# Records to use

++++++++

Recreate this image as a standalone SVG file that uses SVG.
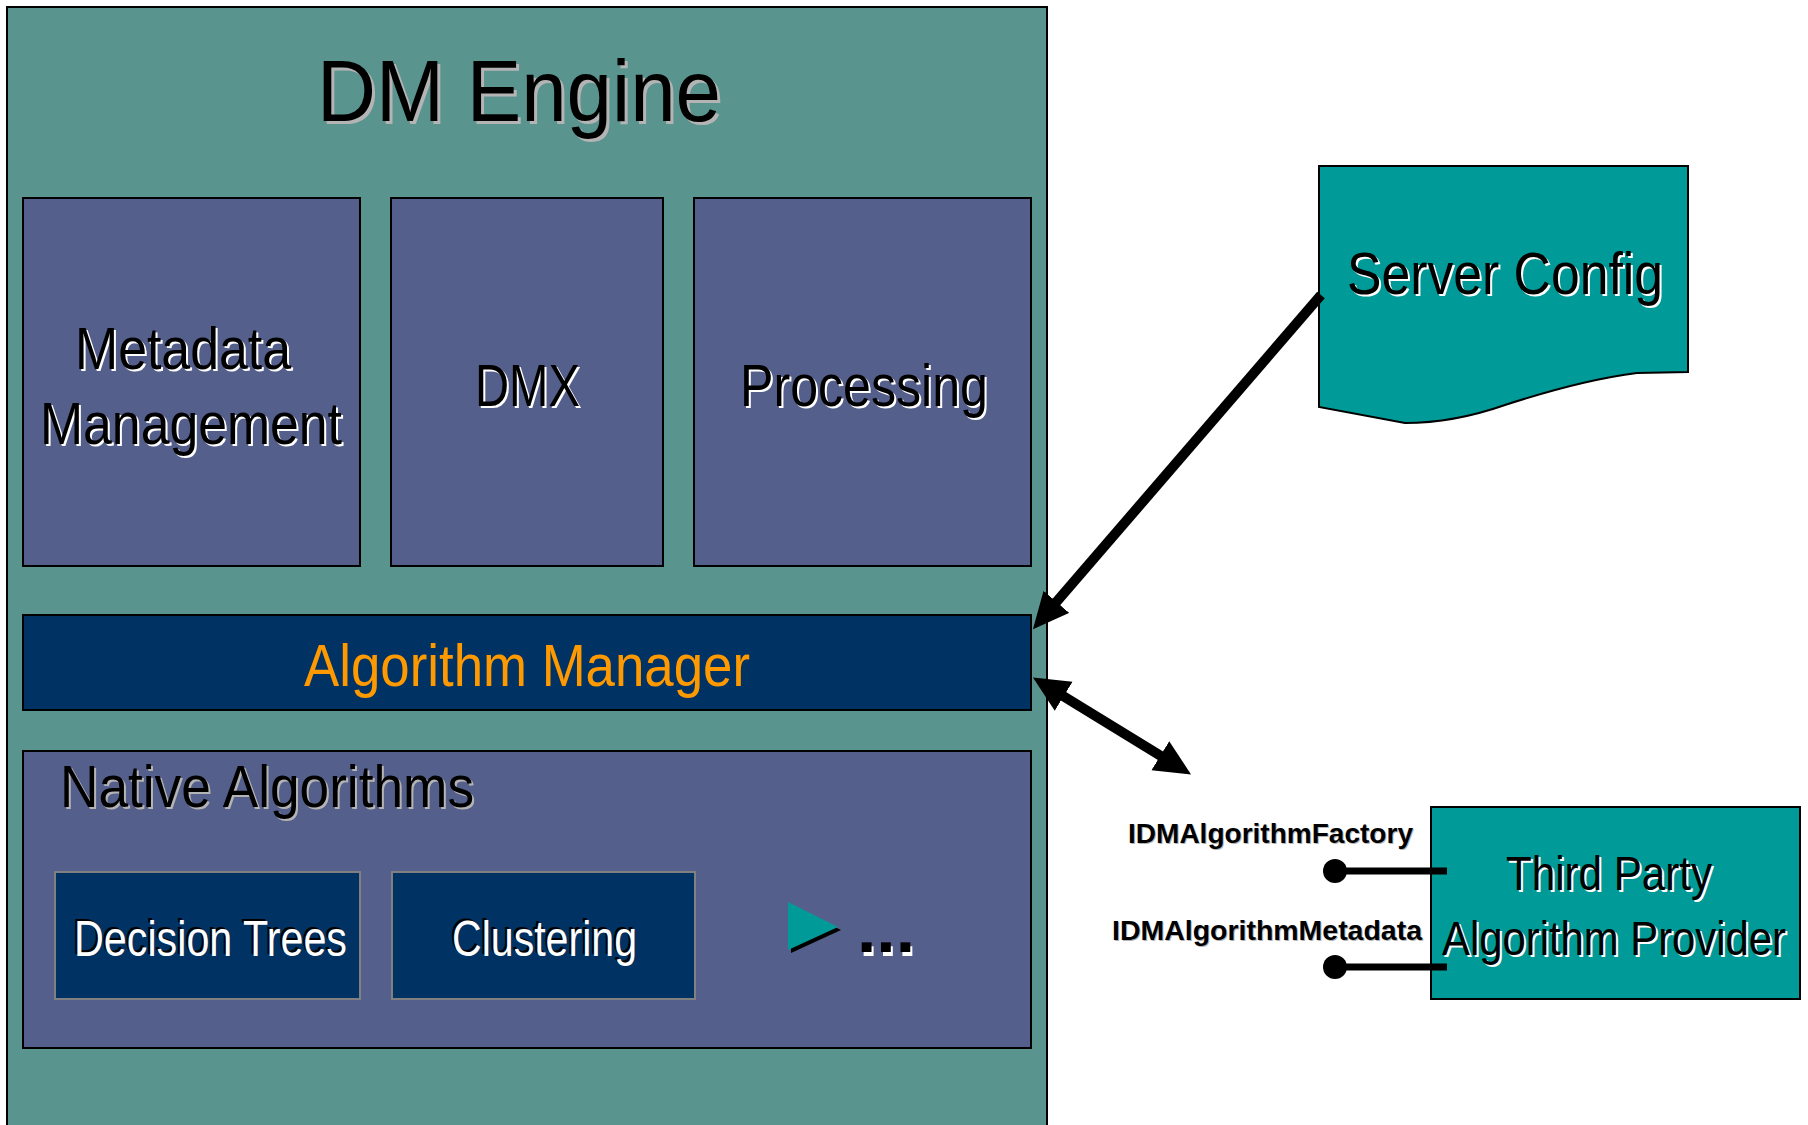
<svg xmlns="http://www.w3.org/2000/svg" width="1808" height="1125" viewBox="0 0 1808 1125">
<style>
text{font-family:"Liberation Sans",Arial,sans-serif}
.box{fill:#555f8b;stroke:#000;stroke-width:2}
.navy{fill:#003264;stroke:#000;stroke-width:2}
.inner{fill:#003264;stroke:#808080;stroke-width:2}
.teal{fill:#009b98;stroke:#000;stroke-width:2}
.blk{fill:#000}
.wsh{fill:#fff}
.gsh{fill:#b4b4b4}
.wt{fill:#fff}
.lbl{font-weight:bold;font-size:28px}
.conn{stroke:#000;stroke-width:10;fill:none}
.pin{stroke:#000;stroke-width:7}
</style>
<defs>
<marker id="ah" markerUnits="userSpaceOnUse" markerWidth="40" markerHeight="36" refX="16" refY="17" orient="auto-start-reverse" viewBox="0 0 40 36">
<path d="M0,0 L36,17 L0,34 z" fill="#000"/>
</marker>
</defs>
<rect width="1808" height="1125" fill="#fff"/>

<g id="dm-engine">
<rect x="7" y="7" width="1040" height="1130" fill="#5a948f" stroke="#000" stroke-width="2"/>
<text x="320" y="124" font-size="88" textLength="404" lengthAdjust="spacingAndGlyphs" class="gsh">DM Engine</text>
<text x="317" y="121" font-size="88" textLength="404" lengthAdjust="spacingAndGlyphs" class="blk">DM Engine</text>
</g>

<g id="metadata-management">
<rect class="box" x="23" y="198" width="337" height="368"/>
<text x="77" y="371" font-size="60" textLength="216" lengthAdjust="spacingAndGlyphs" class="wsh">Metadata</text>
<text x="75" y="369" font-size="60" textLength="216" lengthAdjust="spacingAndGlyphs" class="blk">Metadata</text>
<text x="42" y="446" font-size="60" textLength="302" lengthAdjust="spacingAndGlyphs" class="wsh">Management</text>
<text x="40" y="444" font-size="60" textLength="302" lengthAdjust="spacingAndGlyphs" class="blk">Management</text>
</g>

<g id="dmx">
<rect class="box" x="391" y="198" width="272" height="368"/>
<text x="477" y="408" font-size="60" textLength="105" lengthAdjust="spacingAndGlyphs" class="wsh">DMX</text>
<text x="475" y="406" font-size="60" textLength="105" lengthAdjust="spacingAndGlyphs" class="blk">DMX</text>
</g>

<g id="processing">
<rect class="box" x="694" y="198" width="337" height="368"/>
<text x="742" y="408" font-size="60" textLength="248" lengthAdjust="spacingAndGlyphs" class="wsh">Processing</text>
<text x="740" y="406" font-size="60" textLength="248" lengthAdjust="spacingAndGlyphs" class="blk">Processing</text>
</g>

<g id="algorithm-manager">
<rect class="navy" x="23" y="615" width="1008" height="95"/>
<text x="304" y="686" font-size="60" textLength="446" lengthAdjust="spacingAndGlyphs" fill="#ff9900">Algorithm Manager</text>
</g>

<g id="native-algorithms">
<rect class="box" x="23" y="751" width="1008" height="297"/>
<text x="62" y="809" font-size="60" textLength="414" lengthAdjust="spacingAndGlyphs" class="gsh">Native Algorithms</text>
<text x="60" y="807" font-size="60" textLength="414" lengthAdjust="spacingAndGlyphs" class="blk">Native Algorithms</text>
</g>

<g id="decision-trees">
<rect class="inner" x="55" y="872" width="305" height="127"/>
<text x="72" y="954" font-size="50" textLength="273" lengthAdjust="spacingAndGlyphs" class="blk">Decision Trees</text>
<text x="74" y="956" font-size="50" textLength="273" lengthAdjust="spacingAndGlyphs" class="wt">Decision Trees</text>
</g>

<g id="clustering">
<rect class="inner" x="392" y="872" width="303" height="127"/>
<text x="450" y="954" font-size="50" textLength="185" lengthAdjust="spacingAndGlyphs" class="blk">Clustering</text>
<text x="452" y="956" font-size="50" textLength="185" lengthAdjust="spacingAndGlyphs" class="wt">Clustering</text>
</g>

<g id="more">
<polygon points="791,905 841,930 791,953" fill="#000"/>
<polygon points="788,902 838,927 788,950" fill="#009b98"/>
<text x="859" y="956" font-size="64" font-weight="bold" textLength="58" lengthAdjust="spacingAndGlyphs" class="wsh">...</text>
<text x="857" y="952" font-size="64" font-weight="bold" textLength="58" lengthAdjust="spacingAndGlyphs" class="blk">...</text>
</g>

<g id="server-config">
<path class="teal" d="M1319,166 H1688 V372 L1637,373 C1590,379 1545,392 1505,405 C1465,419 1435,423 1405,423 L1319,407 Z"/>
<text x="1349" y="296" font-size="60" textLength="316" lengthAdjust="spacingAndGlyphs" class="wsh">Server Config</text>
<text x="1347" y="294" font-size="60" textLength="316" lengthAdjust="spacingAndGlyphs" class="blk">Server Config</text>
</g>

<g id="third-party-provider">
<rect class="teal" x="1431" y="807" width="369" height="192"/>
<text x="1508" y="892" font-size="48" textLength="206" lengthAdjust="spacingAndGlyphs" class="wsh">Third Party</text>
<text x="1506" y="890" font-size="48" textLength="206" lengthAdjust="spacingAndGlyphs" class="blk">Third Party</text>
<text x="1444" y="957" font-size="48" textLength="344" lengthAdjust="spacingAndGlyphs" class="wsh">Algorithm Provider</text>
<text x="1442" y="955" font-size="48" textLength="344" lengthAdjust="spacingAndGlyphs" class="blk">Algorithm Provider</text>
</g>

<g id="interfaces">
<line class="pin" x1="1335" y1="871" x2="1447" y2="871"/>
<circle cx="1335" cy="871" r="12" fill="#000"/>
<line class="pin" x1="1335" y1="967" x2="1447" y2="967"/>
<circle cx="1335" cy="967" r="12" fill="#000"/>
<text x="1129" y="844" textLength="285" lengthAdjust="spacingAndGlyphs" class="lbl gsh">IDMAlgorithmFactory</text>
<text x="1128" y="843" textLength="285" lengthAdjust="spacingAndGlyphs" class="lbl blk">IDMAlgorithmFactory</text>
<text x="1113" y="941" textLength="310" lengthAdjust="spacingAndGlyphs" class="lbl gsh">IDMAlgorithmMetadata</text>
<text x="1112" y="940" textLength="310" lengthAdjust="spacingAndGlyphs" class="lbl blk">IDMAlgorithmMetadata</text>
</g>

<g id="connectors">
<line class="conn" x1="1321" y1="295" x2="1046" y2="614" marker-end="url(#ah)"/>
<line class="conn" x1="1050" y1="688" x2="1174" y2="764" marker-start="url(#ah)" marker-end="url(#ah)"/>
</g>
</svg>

++++++++

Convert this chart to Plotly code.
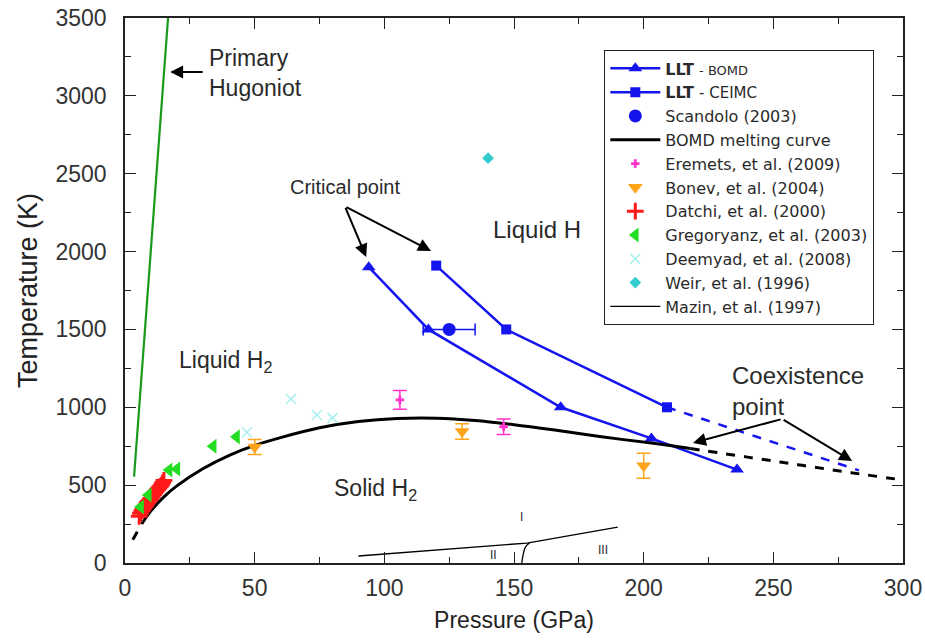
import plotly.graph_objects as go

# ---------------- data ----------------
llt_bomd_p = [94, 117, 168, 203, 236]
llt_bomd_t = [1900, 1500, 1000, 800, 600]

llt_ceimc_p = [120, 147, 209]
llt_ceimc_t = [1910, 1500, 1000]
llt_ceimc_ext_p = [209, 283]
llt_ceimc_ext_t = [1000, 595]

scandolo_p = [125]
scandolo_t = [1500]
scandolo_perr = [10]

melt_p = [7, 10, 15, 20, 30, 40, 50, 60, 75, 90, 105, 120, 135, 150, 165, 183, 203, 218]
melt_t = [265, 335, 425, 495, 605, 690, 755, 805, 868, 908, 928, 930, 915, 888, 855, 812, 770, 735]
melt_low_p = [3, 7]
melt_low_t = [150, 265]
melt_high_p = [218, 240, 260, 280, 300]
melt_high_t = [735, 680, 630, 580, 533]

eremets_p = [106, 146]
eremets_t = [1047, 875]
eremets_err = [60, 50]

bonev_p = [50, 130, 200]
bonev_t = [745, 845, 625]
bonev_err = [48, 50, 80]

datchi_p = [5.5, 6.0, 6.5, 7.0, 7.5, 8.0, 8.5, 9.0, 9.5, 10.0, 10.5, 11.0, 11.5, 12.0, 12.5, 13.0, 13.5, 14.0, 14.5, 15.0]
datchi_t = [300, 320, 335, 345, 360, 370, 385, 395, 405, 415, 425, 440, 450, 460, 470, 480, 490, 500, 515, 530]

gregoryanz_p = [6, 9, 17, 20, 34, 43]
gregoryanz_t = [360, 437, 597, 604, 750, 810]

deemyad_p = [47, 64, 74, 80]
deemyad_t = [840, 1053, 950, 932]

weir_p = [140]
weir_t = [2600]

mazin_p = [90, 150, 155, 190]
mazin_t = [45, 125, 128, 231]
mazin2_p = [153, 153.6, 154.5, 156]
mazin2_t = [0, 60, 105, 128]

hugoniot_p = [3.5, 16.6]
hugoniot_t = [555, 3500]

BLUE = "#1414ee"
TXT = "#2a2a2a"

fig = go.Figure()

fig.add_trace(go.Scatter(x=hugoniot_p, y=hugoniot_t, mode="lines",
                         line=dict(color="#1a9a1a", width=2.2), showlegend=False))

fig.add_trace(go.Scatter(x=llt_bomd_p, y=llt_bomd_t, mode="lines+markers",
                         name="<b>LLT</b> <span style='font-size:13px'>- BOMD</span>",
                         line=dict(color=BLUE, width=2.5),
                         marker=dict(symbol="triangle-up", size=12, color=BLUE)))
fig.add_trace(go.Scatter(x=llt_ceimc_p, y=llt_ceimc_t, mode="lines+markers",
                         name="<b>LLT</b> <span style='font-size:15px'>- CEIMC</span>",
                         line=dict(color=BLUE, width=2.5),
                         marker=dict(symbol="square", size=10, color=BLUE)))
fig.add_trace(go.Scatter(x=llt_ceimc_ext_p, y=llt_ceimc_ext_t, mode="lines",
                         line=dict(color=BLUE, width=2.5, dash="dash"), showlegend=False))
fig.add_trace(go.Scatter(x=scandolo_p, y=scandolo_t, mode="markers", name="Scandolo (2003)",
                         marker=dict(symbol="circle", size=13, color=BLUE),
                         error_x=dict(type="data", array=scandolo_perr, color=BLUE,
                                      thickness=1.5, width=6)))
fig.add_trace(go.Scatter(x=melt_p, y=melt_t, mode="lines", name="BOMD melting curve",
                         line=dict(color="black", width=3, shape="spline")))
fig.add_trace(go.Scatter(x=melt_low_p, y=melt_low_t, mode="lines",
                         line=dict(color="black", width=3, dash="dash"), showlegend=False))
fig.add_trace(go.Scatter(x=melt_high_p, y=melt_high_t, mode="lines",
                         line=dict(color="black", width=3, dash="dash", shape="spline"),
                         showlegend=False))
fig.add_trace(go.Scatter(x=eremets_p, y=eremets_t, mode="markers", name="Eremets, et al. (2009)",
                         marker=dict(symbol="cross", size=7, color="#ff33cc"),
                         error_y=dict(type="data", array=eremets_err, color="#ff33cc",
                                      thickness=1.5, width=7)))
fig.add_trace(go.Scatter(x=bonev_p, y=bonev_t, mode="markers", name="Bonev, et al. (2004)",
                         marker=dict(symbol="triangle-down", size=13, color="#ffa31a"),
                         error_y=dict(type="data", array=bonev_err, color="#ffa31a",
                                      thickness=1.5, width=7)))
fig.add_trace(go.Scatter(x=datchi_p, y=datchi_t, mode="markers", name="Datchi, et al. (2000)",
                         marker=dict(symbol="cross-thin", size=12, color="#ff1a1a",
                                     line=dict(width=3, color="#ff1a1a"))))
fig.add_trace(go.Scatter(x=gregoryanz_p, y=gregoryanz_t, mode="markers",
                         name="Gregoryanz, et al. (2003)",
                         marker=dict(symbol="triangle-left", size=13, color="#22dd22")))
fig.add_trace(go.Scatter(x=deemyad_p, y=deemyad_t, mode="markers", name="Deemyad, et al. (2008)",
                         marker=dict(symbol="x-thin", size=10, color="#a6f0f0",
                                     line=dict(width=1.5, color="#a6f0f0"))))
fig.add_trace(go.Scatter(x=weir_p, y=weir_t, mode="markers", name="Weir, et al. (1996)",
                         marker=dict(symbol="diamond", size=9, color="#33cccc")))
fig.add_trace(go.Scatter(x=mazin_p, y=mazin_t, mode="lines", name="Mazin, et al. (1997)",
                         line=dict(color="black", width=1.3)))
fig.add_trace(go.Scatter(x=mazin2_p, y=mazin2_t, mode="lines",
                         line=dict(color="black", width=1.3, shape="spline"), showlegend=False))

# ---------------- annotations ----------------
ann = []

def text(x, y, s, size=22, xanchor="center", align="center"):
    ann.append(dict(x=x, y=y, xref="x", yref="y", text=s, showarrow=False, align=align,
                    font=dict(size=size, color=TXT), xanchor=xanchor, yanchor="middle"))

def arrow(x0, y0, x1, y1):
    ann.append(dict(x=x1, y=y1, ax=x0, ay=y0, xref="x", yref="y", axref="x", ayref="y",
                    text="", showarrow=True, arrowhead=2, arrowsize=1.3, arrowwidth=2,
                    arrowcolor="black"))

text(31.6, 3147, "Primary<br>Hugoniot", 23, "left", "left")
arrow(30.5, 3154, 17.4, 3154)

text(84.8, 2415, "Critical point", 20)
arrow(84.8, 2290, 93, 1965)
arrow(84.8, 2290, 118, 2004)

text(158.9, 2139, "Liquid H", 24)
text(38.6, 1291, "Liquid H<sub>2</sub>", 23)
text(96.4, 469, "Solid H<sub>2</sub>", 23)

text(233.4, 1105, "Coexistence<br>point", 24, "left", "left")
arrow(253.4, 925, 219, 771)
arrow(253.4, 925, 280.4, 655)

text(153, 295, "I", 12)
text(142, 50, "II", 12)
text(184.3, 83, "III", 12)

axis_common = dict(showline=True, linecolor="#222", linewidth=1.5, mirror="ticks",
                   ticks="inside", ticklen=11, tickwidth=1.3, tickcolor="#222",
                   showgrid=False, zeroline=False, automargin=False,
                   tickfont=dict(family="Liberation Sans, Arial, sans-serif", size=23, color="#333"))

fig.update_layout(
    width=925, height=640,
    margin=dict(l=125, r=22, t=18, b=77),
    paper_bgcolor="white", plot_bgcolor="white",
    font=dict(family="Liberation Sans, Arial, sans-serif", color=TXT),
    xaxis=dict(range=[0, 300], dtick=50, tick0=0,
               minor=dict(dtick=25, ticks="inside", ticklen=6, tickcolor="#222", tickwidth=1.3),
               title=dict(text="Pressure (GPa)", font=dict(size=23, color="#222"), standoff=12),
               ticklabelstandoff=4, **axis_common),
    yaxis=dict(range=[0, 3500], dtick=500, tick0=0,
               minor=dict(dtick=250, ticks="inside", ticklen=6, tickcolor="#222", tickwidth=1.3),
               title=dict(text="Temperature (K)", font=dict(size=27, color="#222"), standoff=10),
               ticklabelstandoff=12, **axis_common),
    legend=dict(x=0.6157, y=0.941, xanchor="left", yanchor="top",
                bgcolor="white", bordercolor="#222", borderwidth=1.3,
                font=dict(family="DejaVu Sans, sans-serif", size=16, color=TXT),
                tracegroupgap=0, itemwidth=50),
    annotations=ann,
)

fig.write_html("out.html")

++++++++

# Task requirements
Return exactly the lines from the one with "Convert this chart to Plotly code." to the one with "melt_high_t = [735, 680, 630, 580, 533]", both ends kept, and only those. Images are left out.

# Correct output
Convert this chart to Plotly code.
import plotly.graph_objects as go

# ---------------- data ----------------
llt_bomd_p = [94, 117, 168, 203, 236]
llt_bomd_t = [1900, 1500, 1000, 800, 600]

llt_ceimc_p = [120, 147, 209]
llt_ceimc_t = [1910, 1500, 1000]
llt_ceimc_ext_p = [209, 283]
llt_ceimc_ext_t = [1000, 595]

scandolo_p = [125]
scandolo_t = [1500]
scandolo_perr = [10]

melt_p = [7, 10, 15, 20, 30, 40, 50, 60, 75, 90, 105, 120, 135, 150, 165, 183, 203, 218]
melt_t = [265, 335, 425, 495, 605, 690, 755, 805, 868, 908, 928, 930, 915, 888, 855, 812, 770, 735]
melt_low_p = [3, 7]
melt_low_t = [150, 265]
melt_high_p = [218, 240, 260, 280, 300]
melt_high_t = [735, 680, 630, 580, 533]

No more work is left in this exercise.